2015 Latest Caselaw 3449 ALL

Citation : 2015 Latest Caselaw 3449 ALL
Judgement Date : 27 October, 2015

Allahabad High Court
Mohan Lal vs State Of U.P. Through Prin. Secy. ... on 27 October, 2015
Bench: Rajan Roy



HIGH COURT OF JUDICATURE AT ALLAHABAD, LUCKNOW BENCH
 
 

AFR 
 

 
Court No. - 10 
 

 
Case :- SERVICE SINGLE No. - 6027 of 2015 
 
Petitioner :- Mohan Lal 
 
Respondent :- State Of U.P. Through Prin. Secy. Deptt. Of Finance Lko. & O 
 
Counsel for Petitioner :- Pradeep Kumar Tripathi 
 
Counsel for Respondent :- C.S.C.
 
 
 
Hon'ble Rajan Roy,J. 

Heard learned counsel for the parties.

The petitioner has filed this writ petition seeking a writ of mandamus commanding the opposite party no.2 to consider and decide the departmental appeal filed by him against the order of dismissal from service as also seeking reinstatement w.e.f. 01.08.2015 along with payment of salary until pending appeal is decided.

The facts of the case in brief are that the petitioner was serving on the post of Sub Cashier in Sub-Treasury Mishrikh. An FIR was lodged against him and one Lalta Prasad Dwivedi Accountant on 09.10.2012 for embezzlement of a sum of Rs.23,10,380/-. The petitioner was placed under suspension and departmental enquiry was also initiated against him by issuing a charge sheet. In the enquiry the charges were found to be proved against him. The enquiry report was served upon him while he was in Jail.
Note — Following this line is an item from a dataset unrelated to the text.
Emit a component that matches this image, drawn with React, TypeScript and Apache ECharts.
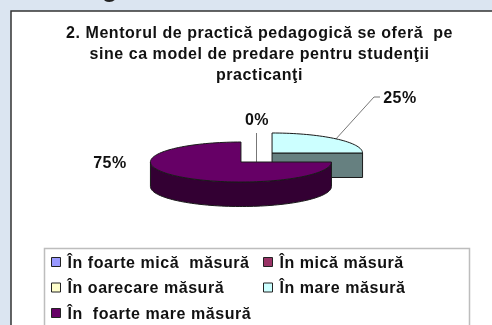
import React, { useEffect, useRef } from "react";
import * as echarts from "echarts";

const titleLines = [
  "2. Mentorul de practică pedagogică se oferă  pe",
  "sine ca model de predare pentru studenţii",
  "practicanţi",
];
const categories = [
  "În foarte mică  măsură",
  "În mică măsură",
  "În oarecare măsură",
  "În mare măsură",
  "În  foarte mare măsură",
];
const values = [0, 0, 0, 25, 75];
const topColors = ["#9999FF", "#993366", "#FFFFCC", "#CCFFFF", "#660066"];
const sideColors = ["#4d4d80", "#4d1a33", "#808066", "#668080", "#330033"];

const FONT = "'Liberation Sans', Arial, sans-serif";
const CX = 256.5, CY = 157.5, RX = 90.5, RY = 20, DEPTH = 24.5, EXPLODE = 22, EXPLODE_TILT = 0.29;
const EDGE = "#1a1a1a";

type Spot = { x: number; y: number; line: number[][] | null; fromRim?: boolean };
const spots: Record<number, Spot> = {
  2: { x: 257, y: 119, line: [[256.5, 133], [256.5, 163]] },
  3: { x: 400, y: 97, line: [[374, 97], [380, 97]], fromRim: true },
  4: { x: 110, y: 162, line: null },
};

const total = values.reduce((a, b) => a + b, 0);

function sliceRenderer(idx: number) {
  return (_p: any, api: any) => {
    const v = api.value(0);
    const before = values.slice(0, idx).reduce((a, b) => a + b, 0);
    const a0 = (before / total) * Math.PI * 2;
    const a1 = ((before + v) / total) * Math.PI * 2;
    const mid = (a0 + a1) / 2;
    const ox = CX + EXPLODE * Math.sin(mid);
    const oy = CY - EXPLODE * EXPLODE_TILT * Math.cos(mid);
    const pt = (a: number, d = 0) => [ox + RX * Math.sin(a), oy - RY * Math.cos(a) + d];
    const arc = (from: number, to: number, d = 0) => {
      const out: number[][] = [];
      const n = Math.max(2, Math.ceil(Math.abs(to - from) / 0.04));
      for (let i = 0; i <= n; i++) out.push(pt(from + ((to - from) * i) / n, d));
      return out;
    };
    const children: any[] = [];
    const spot = spots[idx];
    if (spot && spot.line) {
      const pts = spot.fromRim ? [pt(mid), ...spot.line] : spot.line;
      children.push({
        type: "polyline",
        shape: { points: pts },
        style: { fill: "none", stroke: "#777777", lineWidth: 1 },
      });
    }
    if (v > 0) {
      const edge = { stroke: EDGE, lineWidth: 1, lineJoin: "round" };
      const frontFrom = Math.max(a0, Math.PI / 2);
      const frontTo = Math.min(a1, (Math.PI * 3) / 2);
      if (a0 <= Math.PI / 2 && a1 <= Math.PI / 2 + 0.001) {
        const c = [ox, oy];
        const e = pt(a1);
        children.push({
          type: "polygon",
          shape: { points: [c, e, [e[0], e[1] + DEPTH], [c[0], c[1] + DEPTH]] },
          style: { fill: sideColors[idx], ...edge },
        });
      }
      if (frontTo > frontFrom) {
        children.push({
          type: "polygon",
          shape: { points: [...arc(frontFrom, frontTo), ...arc(frontTo, frontFrom, DEPTH)] },
          style: { fill: sideColors[idx], ...edge },
        });
      }
      children.push({
        type: "polygon",
        shape: { points: [[ox, oy], ...arc(a0, a1)] },
        style: { fill: topColors[idx], ...edge },
      });
    }
    if (spot) {
      children.push({
        type: "text",
        style: {
          x: spot.x,
          y: spot.y,
          text: `${v}%`,
          fill: "#111111",
          font: `bold 16px ${FONT}`,
          textAlign: "center",
          textVerticalAlign: "middle",
        },
      });
    }
    return { type: "group", children };
  };
}

export default function App() {
  const ref = useRef<HTMLDivElement>(null);
  useEffect(() => {
    document.body.style.margin = "0";
    const chart = echarts.init(ref.current!, null, { renderer: "svg" });
    const legendBase = {
      orient: "vertical" as const,
      top: 254,
      itemWidth: 9,
      itemHeight: 9,
      itemGap: 9.5,
      icon: "rect",
      selectedMode: false,
      padding: 0,
      textStyle: { fontFamily: FONT, fontWeight: "bold" as const, fontSize: 16, color: "#111111", padding: [0, 0, 0, 2], lineHeight: 16 },
      itemStyle: { borderColor: "#222222", borderWidth: 1 },
    };
    chart.setOption({
      animation: false,
      backgroundColor: "#DBE5F1",
      title: {
        text: titleLines.join("\n"),
        left: 259.5,
        top: 22,
        textAlign: "center",
        padding: 0,
        textStyle: { fontFamily: FONT, fontWeight: "bold", fontSize: 16, lineHeight: 21, color: "#111111" },
      },
      legend: [
        { ...legendBase, left: 51, data: [categories[0], categories[2], categories[4]] },
        { ...legendBase, left: 263, data: [categories[1], categories[3]] },
      ],
      graphic: [
        { type: "rect", z: 0, shape: { x: 11, y: 11, width: 500, height: 330 }, style: { fill: "#FFFFFF", stroke: "#333333", lineWidth: 1.5 } },
        { type: "rect", z: 1, shape: { x: 44.5, y: 248.5, width: 425, height: 90 }, style: { fill: "#FFFFFF", stroke: "#BDBDBD", lineWidth: 1.5 } },
        { type: "text", z: 0, style: { x: 110, y: 0, text: "g", fill: "#222222", font: `bold 27px ${FONT}`, textAlign: "center", textVerticalAlign: "bottom" }, },
      ],
      series: categories.map((name, i) => ({
        type: "custom",
        name,
        coordinateSystem: "none",
        silent: true,
        itemStyle: { color: topColors[i] },
        data: [values[i]],
        renderItem: sliceRenderer(i),
      })),
    });
    return () => chart.dispose();
  }, []);
  return <div ref={ref} style={{ width: 492, height: 325, letterSpacing: "0.55px", filter: "blur(0.35px)" }} />;
}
The petitioner sent his representation against the enquiry report on 05.11.2014. As the petitioner was in Jail, therefore, personal hearing could not be given to him, as such, the departmental enquiry remained pending.
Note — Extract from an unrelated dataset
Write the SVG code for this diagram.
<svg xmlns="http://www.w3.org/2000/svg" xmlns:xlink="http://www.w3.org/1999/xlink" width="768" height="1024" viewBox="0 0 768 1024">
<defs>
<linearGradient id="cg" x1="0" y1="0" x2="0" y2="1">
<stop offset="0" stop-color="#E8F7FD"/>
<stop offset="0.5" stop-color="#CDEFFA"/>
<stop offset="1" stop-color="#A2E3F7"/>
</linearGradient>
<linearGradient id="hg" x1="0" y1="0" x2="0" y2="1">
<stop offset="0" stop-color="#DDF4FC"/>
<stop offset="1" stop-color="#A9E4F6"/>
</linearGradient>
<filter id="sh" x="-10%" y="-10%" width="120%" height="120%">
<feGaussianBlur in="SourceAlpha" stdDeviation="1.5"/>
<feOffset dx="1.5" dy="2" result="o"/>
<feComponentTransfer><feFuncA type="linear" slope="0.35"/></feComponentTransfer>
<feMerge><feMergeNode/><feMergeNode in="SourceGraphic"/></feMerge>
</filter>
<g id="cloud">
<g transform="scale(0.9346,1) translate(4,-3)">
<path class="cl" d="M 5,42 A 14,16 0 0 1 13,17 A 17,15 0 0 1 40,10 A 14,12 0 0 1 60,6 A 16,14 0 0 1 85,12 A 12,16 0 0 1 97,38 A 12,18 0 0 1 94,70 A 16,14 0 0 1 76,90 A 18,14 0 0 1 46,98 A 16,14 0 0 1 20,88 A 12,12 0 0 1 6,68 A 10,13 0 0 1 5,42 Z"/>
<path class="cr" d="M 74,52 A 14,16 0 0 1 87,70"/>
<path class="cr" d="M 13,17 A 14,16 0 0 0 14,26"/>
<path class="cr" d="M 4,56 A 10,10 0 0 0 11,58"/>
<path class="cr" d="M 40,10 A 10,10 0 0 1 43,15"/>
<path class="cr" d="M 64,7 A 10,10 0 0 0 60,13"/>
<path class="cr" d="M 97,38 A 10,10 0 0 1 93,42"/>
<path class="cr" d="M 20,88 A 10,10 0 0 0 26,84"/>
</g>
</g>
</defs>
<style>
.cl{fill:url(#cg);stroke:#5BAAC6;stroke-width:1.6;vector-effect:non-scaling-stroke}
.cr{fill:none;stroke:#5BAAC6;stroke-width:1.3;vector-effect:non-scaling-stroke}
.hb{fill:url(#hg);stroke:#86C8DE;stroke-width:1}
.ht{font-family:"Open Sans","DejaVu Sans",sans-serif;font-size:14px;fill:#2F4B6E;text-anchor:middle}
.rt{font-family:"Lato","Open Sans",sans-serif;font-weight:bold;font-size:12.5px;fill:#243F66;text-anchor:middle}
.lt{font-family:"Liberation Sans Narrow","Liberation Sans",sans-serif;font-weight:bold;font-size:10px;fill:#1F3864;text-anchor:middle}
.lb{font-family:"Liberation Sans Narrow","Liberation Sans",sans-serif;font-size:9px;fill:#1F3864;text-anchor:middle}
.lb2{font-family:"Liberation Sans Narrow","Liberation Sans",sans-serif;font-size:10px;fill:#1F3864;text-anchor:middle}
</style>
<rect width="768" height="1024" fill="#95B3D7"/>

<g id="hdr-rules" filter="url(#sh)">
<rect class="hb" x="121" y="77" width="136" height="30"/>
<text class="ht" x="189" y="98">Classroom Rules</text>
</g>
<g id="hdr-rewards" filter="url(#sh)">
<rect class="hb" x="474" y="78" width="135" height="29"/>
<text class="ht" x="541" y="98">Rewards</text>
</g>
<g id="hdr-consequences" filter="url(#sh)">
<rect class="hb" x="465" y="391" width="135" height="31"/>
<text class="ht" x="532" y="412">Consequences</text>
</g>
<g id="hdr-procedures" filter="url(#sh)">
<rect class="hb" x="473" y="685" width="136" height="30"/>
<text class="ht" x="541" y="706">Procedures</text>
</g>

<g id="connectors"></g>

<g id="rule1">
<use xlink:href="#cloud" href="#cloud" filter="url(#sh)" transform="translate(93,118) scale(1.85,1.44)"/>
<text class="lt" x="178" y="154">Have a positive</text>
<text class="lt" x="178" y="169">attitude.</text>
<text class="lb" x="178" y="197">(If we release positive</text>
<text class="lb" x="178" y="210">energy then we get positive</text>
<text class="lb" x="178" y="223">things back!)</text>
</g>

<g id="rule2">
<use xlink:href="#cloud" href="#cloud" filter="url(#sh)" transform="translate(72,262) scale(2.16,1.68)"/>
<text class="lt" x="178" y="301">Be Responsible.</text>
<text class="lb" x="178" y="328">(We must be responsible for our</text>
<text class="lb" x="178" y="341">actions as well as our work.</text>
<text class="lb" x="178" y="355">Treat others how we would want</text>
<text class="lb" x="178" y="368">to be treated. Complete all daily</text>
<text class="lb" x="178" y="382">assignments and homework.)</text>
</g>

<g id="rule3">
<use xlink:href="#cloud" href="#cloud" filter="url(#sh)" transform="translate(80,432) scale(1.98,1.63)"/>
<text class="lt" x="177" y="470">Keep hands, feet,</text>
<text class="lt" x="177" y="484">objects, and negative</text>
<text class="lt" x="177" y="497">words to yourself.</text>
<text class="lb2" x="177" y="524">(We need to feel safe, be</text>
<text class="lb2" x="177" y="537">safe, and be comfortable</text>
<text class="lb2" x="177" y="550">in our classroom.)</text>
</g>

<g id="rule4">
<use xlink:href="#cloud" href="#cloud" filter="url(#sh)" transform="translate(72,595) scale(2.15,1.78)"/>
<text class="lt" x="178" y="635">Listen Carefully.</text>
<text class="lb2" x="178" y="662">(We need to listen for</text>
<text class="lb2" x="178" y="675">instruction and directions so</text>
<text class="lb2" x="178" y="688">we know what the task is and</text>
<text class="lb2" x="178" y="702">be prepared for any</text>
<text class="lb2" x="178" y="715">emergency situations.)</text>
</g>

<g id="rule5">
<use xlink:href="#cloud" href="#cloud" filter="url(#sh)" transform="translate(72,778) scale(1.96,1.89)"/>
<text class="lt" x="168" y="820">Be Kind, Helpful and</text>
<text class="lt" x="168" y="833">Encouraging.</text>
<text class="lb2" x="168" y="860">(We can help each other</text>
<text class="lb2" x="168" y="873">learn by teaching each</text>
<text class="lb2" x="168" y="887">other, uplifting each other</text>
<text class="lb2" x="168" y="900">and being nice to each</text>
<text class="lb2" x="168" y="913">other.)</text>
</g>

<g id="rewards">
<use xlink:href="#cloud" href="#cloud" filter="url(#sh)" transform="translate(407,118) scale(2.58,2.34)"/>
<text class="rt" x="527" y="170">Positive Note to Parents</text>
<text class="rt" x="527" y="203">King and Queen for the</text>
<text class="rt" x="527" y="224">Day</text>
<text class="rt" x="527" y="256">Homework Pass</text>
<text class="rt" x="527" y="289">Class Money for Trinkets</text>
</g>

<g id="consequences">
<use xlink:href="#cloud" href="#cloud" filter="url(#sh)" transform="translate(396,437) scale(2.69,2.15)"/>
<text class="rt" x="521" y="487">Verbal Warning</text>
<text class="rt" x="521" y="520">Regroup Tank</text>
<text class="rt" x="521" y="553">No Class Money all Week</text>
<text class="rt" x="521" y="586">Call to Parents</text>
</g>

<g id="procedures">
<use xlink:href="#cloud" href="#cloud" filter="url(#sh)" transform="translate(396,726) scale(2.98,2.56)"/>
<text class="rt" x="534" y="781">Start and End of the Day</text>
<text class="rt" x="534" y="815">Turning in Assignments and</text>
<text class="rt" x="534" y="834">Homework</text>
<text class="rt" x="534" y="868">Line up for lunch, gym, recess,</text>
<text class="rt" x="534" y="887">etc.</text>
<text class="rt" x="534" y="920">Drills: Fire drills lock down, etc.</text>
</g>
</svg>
During the pendency of disciplinary proceedings, the petitioner was convicted under Section 409, 420, 467, 468 and 471 IPC by the Court of learned Additional Chief Judicial Magistrate, Sitapur vide judgment dated 09.06.2015. As the petitioner was a Government Servant, to whom the provisions contained in Article 311(2)(a) of the Constitution are applicable and even as per relevant Service Rules, namely, U.P. Government Servant (Discipline and Appeal) Rules, 1999 there was a provision for dismissal on the ground of conduct which has led to his conviction on a criminal charge, as such, the matter was proceeded accordingly and considering his conduct which led to his conviction on the criminal charges as aforesaid, the petitioner was dismissed from service vide order dated 26.06.2015.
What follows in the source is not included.